Вот и буква «Ю», начертанная на рукоятке этого самого шила — буква, которую выговаривал его «кроткий» малыш. Первая буква в имени жены. Это не просто случайная деталь – ключевой символ всего произведения.
Я полагаю, тем самым Ерофеев давал знать, что признает свою вину перед семьей – первой женой и сыном, видевшим, как напивались его родители. Видевшим, как отец меняет все новых и новых женщин, как не может найти себя в этой жизни. Эта безответственность и погубила лирического героя поэмы.
Венедикт Ерофеев не мог не писать. Хотя бы потому, что к концу жизни лишился речи – прекрасного баритона, который мы еще можем слышать на аудиоверсии «Москвы — Петушков».

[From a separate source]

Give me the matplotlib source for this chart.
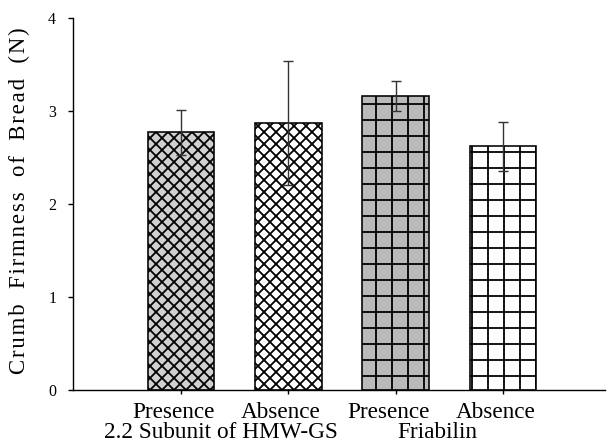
import matplotlib
matplotlib.use("Agg")
import matplotlib.pyplot as plt
import matplotlib.transforms as mtransforms

# data
categories = ["Presence", "Absence", "Presence", "Absence"]
firmness = [2.77, 2.87, 3.16, 2.62]
errors = [0.24, 0.67, 0.16, 0.26]
group_labels = ["2.2 Subunit of HMW-GS", "Friabilin"]
group_centers = [1.37, 3.39]
y_ticks = [0, 1, 2, 3, 4]
y_label = "Crumb Firmness of Bread (N)"

# high dpi so the hatch spacing comes out right (px = pt * 4)
DPI = 288
plt.rcParams["font.family"] = ["Liberation Serif", "DejaVu Serif"]
plt.rcParams["hatch.linewidth"] = 0.45

fig = plt.figure(figsize=(607 / DPI, 445 / DPI), dpi=DPI)
ax = fig.add_axes([0.121, 0.1236, 0.876, 0.836])

fills = ["#d0d0d0", "white", "#bababa", "white"]
hatches = ["xxxxxxxx", "xxxxxxxx", "+++", "+++"]
positions = list(range(1, len(categories) + 1))

for pos, val, err, fc, h in zip(positions, firmness, errors, fills, hatches):
    ax.bar(pos, val, width=0.62, color=fc, edgecolor="black",
           linewidth=0.4, hatch=h, zorder=2)
    ax.errorbar(pos, val, yerr=err, fmt="none", ecolor="#333333",
                elinewidth=0.35, capsize=1.3, capthick=0.35, zorder=3)

ax.set_xlim(0, 4.95)
ax.set_ylim(0, 4)
ax.set_yticks(y_ticks)
ax.set_xticks(positions)
ax.set_xticklabels(categories, fontsize=5.8)
ax.tick_params(axis="y", labelsize=4.0, length=1.3, width=0.35, pad=3.0)
ax.tick_params(axis="x", length=1.0, width=0.35, pad=2.0)

# category names sit a little left of their ticks in the original
shift = mtransforms.ScaledTranslation(-1.8 / 72, 0, fig.dpi_scale_trans)
for lbl in ax.get_xticklabels():
    lbl.set_transform(lbl.get_transform() + shift)

for side in ["top", "right"]:
    ax.spines[side].set_visible(False)
ax.spines["left"].set_linewidth(0.35)
ax.spines["bottom"].set_linewidth(0.35)

# the original label is letter-spaced; hair spaces between letters
spaced = "\u200a".join(y_label).replace(" ", "  ")
ax.set_ylabel(spaced, fontsize=5.7, va="center")
ax.yaxis.set_label_coords(-0.102, 0.51)

trans = mtransforms.blended_transform_factory(ax.transData, ax.transAxes)
for label, xc in zip(group_labels, group_centers):
    ax.text(xc, -0.115, label, transform=trans, ha="center", va="center",
            fontsize=5.8)

fig.savefig("out.png", dpi=DPI)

В конце восьмидесятых годов у писателя был обнаружен уже неизлечимый рак горла. Гортань пришлось вырезать, и последние свои два года Венедикт Васильевич контактировал с окружающими при помощи блокнотов. Писал на листочках различные вопросы и просил дать на них пространные ответы.
Правда, чуть позже, он обзавелся и электронным звуковым аппаратом, лишь отчасти вернувшим ему голос. Ему предлагали операцию за границей, обещали, что поставят на ноги и даже предложат место преподавателя в одном крупном университете, но советские власти не позволили писателю покинуть родину.
Одиннадцатого мая 1990 года его не стало.
Чехов в своем пособии «для начинающих авторов» заметил: «Всякого только что родившегося младенца следует старательно омыть и, давши ему отдохнуть от первых впечатлений, сильно высечь со словами: «Не пиши! Не пиши! Не будь писателем!» И был, в общем-то, прав. Писательство – это, можно сказать, уже диагноз, и раз встав на этот путь, свернуть уже невозможно.
В случае Венички писательство было запойным, и только лишь потому, что это был единственный способ объясниться. И в прямом, и в переносном смысле этого слова. Попытка недооценённого «маленького человека» — заблудшего и такого одинокого – выразить свои чувства и заглянуть в бездну Вселенной, в бездну беспредельности, сквозь донышко бутылки водки. Когда в ней уже не осталось ни капли.